There have been a number of people nominated for Academy Awards after their death. However, the first person to be nominated posthumously and actually win was screenwriter Sidney Howard for Gone With the Wind (1939). James Dean, on the other hand, has been the only actor to be nominated twice after death; once for Best Actor in East of Eden (1955) and again the following year for Best Actor in Giant (1956).

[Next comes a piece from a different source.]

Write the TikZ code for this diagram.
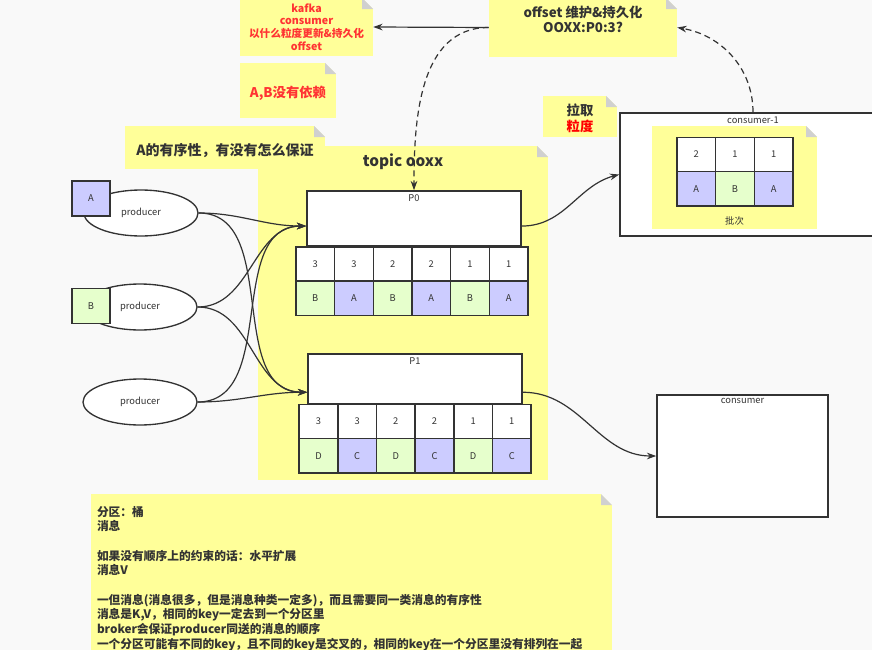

Three actors have won Academy Awards for playing characters that utter not a single word throughout the entire film. Jane Wyman won the Best Actress award for her portrayal of Belinda, a deaf mute, in Johnny Belinda (1948). Sir John Mills played the mute village idiot in Ryan's Daughter (1970), for which he won the Best Supporting Actor award. Most recently, Holly Hunter won the Best Actress award for her portrayal of the mute Ada McGrath in The Piano (1993).
The Host With the Most
The list of hosts for the Academy Awards ceremony is dotted with such prestigious names as Will Rogers, Frank Capra, Jack Benny, Fred Astaire, Jack Lemmon, and David Letterman. However, one man has dominated Academy Award history; Bob Hope hosted a womping eighteen Academy Award ceremonies. Billy Crystal, who has hosted the ceremonies eight times, ranks second as the host with the most. Johnny Carson comes in third after hosting five Academy Award ceremonies.
The Oscar statuette's official name is the "Academy Award of Merit." The name "Oscar" is actually a nickname that has been around for decades with unclear beginnings. Though there are several different stories that claim to tell the origin of the nickname "Oscar," the most common attributes the nickname to a comment made by Margaret Herrick. Herrick, as the story goes, worked as a librarian at the Academy and upon first seeing the statuette, commented that the statuette looked like her Uncle Oscar. No matter how the nickname started, it became increasingly used to describe the statuette in the 1930s and was officially used by the Academy beginning in 1939.
A Winner Who Was Never Nominated
The only Academy Award winner who won but was never officially nominated was Hal Mohr for Best Cinematography for A Midsummer Night's Dream (1935). Mohr was the first and only person to win via a write-in vote.
The Phrase "And the winner is..." Is Discontinued
At the 61st Academy Awards, held in 1989, the Academy decided to replace the trademark phrase "And the winner is..." with the phrase "And the Oscar goes to..." Did you notice?
During the Academy Awards ceremony held on April 2, 1974, a man named Robert Opal ran across the stage naked, flashing the peace sign. David Niven had been on stage to introduce the Best Picture category when the streaker ran behind him. Thinking quickly on his feet, Niven remarked, "The only laugh that man will ever get in his life is by stripping ... and showing his shortcomings.”
A 20-Year Wait
In a strange turn of events, Charlie Chaplin's movie Limelight, which was produced in 1952, won an Academy Award in 1972 -- twenty years after its first release. According to the Academy's rules at the time, a movie could not be considered for an Academy Award until it had played in Los Angeles. When Limelight finally played at a theater in Los Angeles in 1972, it became eligible for an award.